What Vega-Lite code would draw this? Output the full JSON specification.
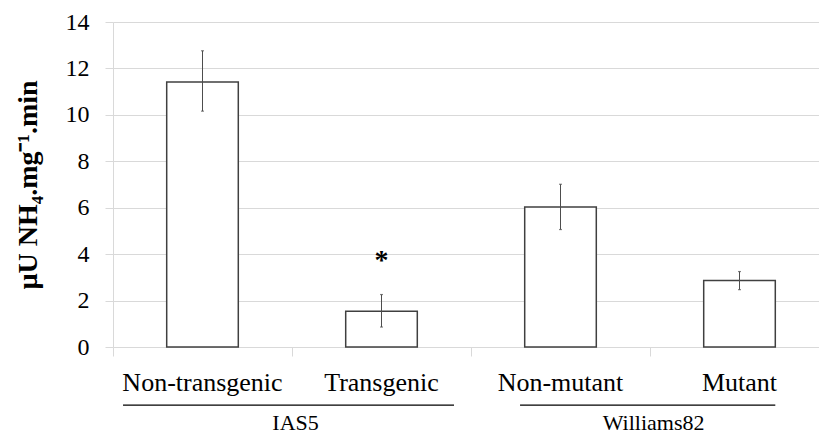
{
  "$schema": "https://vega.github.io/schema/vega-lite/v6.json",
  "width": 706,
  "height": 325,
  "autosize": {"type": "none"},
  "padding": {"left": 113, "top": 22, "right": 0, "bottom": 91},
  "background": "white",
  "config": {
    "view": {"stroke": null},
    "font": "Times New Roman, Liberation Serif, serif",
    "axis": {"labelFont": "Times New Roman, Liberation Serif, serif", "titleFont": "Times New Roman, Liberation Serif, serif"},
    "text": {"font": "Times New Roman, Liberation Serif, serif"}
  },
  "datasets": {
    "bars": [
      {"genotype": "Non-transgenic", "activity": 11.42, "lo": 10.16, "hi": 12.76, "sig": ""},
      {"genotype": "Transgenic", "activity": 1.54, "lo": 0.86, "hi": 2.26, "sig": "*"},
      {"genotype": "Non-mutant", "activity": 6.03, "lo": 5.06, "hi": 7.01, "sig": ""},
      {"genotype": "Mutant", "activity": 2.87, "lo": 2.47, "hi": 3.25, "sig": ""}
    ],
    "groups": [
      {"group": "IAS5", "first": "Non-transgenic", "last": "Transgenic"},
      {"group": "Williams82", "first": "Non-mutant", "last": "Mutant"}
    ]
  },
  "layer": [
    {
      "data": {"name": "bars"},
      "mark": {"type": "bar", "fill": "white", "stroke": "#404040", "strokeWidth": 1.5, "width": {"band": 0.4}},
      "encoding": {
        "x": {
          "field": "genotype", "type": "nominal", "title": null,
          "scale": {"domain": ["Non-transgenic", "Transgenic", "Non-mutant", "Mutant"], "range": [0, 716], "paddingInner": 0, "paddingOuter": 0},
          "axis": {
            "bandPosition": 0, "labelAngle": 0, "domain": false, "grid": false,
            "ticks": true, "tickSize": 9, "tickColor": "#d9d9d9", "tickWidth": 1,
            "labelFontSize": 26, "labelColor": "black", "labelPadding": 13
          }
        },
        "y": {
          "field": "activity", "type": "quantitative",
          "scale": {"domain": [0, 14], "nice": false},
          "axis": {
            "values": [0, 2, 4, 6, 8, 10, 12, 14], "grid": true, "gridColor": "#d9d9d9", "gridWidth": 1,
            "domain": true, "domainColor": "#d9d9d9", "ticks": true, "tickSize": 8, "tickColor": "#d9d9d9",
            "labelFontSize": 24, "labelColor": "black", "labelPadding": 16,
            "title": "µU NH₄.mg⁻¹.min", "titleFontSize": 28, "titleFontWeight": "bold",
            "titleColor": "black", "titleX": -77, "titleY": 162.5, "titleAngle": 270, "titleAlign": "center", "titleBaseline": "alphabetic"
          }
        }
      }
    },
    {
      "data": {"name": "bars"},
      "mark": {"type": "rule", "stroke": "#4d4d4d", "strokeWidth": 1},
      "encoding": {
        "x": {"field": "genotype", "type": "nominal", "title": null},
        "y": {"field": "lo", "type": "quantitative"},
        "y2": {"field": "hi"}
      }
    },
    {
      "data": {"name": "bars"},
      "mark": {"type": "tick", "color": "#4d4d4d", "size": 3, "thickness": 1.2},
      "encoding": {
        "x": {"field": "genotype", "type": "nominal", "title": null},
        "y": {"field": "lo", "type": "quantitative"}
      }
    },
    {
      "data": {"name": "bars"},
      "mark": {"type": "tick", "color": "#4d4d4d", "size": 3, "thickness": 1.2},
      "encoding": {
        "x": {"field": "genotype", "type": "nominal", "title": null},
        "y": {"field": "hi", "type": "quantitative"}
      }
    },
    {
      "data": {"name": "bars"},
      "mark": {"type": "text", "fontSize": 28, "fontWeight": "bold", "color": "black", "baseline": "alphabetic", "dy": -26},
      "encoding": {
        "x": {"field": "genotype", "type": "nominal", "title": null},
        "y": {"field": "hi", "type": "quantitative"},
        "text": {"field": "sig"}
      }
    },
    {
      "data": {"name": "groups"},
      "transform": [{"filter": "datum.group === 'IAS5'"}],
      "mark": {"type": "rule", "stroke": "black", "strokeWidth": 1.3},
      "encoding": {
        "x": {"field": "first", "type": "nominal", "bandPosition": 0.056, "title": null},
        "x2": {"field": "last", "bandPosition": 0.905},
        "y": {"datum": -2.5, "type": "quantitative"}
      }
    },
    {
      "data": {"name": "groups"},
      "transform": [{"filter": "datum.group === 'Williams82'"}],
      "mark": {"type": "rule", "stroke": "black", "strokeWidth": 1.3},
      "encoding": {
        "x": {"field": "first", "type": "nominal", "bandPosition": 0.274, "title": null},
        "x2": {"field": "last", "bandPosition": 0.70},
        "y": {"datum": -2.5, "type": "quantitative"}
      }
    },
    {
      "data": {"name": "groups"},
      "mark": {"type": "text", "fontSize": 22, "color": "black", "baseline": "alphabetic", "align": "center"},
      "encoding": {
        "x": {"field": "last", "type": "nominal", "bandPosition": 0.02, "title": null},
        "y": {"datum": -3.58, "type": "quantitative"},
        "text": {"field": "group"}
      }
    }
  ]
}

_DIRECTIVE_.
Give back every line exactly as it stands, pictures excluded.

_OUTPUT FOR THIS EXERCISE_.
What Vega-Lite code would draw this? Output the full JSON specification.
{
  "$schema": "https://vega.github.io/schema/vega-lite/v6.json",
  "width": 706,
  "height": 325,
  "autosize": {"type": "none"},
  "padding": {"left": 113, "top": 22, "right": 0, "bottom": 91},
  "background": "white",
  "config": {
    "view": {"stroke": null},
    "font": "Times New Roman, Liberation Serif, serif",
    "axis": {"labelFont": "Times New Roman, Liberation Serif, serif", "titleFont": "Times New Roman, Liberation Serif, serif"},
    "text": {"font": "Times New Roman, Liberation Serif, serif"}
  },
  "datasets": {
    "bars": [
      {"genotype": "Non-transgenic", "activity": 11.42, "lo": 10.16, "hi": 12.76, "sig": ""},
      {"genotype": "Transgenic", "activity": 1.54, "lo": 0.86, "hi": 2.26, "sig": "*"},
      {"genotype": "Non-mutant", "activity": 6.03, "lo": 5.06, "hi": 7.01, "sig": ""},
      {"genotype": "Mutant", "activity": 2.87, "lo": 2.47, "hi": 3.25, "sig": ""}
    ],
    "groups": [
      {"group": "IAS5", "first": "Non-transgenic", "last": "Transgenic"},
      {"group": "Williams82", "first": "Non-mutant", "last": "Mutant"}
    ]
  },
  "layer": [
    {
      "data": {"name": "bars"},
      "mark": {"type": "bar", "fill": "white", "stroke": "#404040", "strokeWidth": 1.5, "width": {"band": 0.4}},
      "encoding": {
        "x": {
          "field": "genotype", "type": "nominal", "title": null,
          "scale": {"domain": ["Non-transgenic", "Transgenic", "Non-mutant", "Mutant"], "range": [0, 716], "paddingInner": 0, "paddingOuter": 0},
          "axis": {
            "bandPosition": 0, "labelAngle": 0, "domain": false, "grid": false,
            "ticks": true, "tickSize": 9, "tickColor": "#d9d9d9", "tickWidth": 1,
            "labelFontSize": 26, "labelColor": "black", "labelPadding": 13
          }
        },
        "y": {
          "field": "activity", "type": "quantitative",
          "scale": {"domain": [0, 14], "nice": false},
          "axis": {
            "values": [0, 2, 4, 6, 8, 10, 12, 14], "grid": true, "gridColor": "#d9d9d9", "gridWidth": 1,
            "domain": true, "domainColor": "#d9d9d9", "ticks": true, "tickSize": 8, "tickColor": "#d9d9d9",
            "labelFontSize": 24, "labelColor": "black", "labelPadding": 16,
            "title": "µU NH₄.mg⁻¹.min", "titleFontSize": 28, "titleFontWeight": "bold",
            "titleColor": "black", "titleX": -77, "titleY": 162.5, "titleAngle": 270, "titleAlign": "center", "titleBaseline": "alphabetic"
          }
        }
      }
    },
    {
      "data": {"name": "bars"},
      "mark": {"type": "rule", "stroke": "#4d4d4d", "strokeWidth": 1},
      "encoding": {
        "x": {"field": "genotype", "type": "nominal", "title": null},
        "y": {"field": "lo", "type": "quantitative"},
        "y2": {"field": "hi"}
      }
    },
    {
      "data": {"name": "bars"},
      "mark": {"type": "tick", "color": "#4d4d4d", "size": 3, "thickness": 1.2},
      "encoding": {
        "x": {"field": "genotype", "type": "nominal", "title": null},
        "y": {"field": "lo", "type": "quantitative"}
      }
    },
    {
      "data": {"name": "bars"},
      "mark": {"type": "tick", "color": "#4d4d4d", "size": 3, "thickness": 1.2},
      "encoding": {
        "x": {"field": "genotype", "type": "nominal", "title": null},
        "y": {"field": "hi", "type": "quantitative"}
      }
    },
    {
      "data": {"name": "bars"},
      "mark": {"type": "text", "fontSize": 28, "fontWeight": "bold", "color": "black", "baseline": "alphabetic", "dy": -26},
      "encoding": {
        "x": {"field": "genotype", "type": "nominal", "title": null},
        "y": {"field": "hi", "type": "quantitative"},
        "text": {"field": "sig"}
      }
    },
    {
      "data": {"name": "groups"},
      "transform": [{"filter": "datum.group === 'IAS5'"}],
      "mark": {"type": "rule", "stroke": "black", "strokeWidth": 1.3},
      "encoding": {
        "x": {"field": "first", "type": "nominal", "bandPosition": 0.056, "title": null},
        "x2": {"field": "last", "bandPosition": 0.905},
        "y": {"datum": -2.5, "type": "quantitative"}
      }
    },
    {
      "data": {"name": "groups"},
      "transform": [{"filter": "datum.group === 'Williams82'"}],
      "mark": {"type": "rule", "stroke": "black", "strokeWidth": 1.3},
      "encoding": {
        "x": {"field": "first", "type": "nominal", "bandPosition": 0.274, "title": null},
        "x2": {"field": "last", "bandPosition": 0.70},
        "y": {"datum": -2.5, "type": "quantitative"}
      }
    },
    {
      "data": {"name": "groups"},
      "mark": {"type": "text", "fontSize": 22, "color": "black", "baseline": "alphabetic", "align": "center"},
      "encoding": {
        "x": {"field": "last", "type": "nominal", "bandPosition": 0.02, "title": null},
        "y": {"datum": -3.58, "type": "quantitative"},
        "text": {"field": "group"}
      }
    }
  ]
}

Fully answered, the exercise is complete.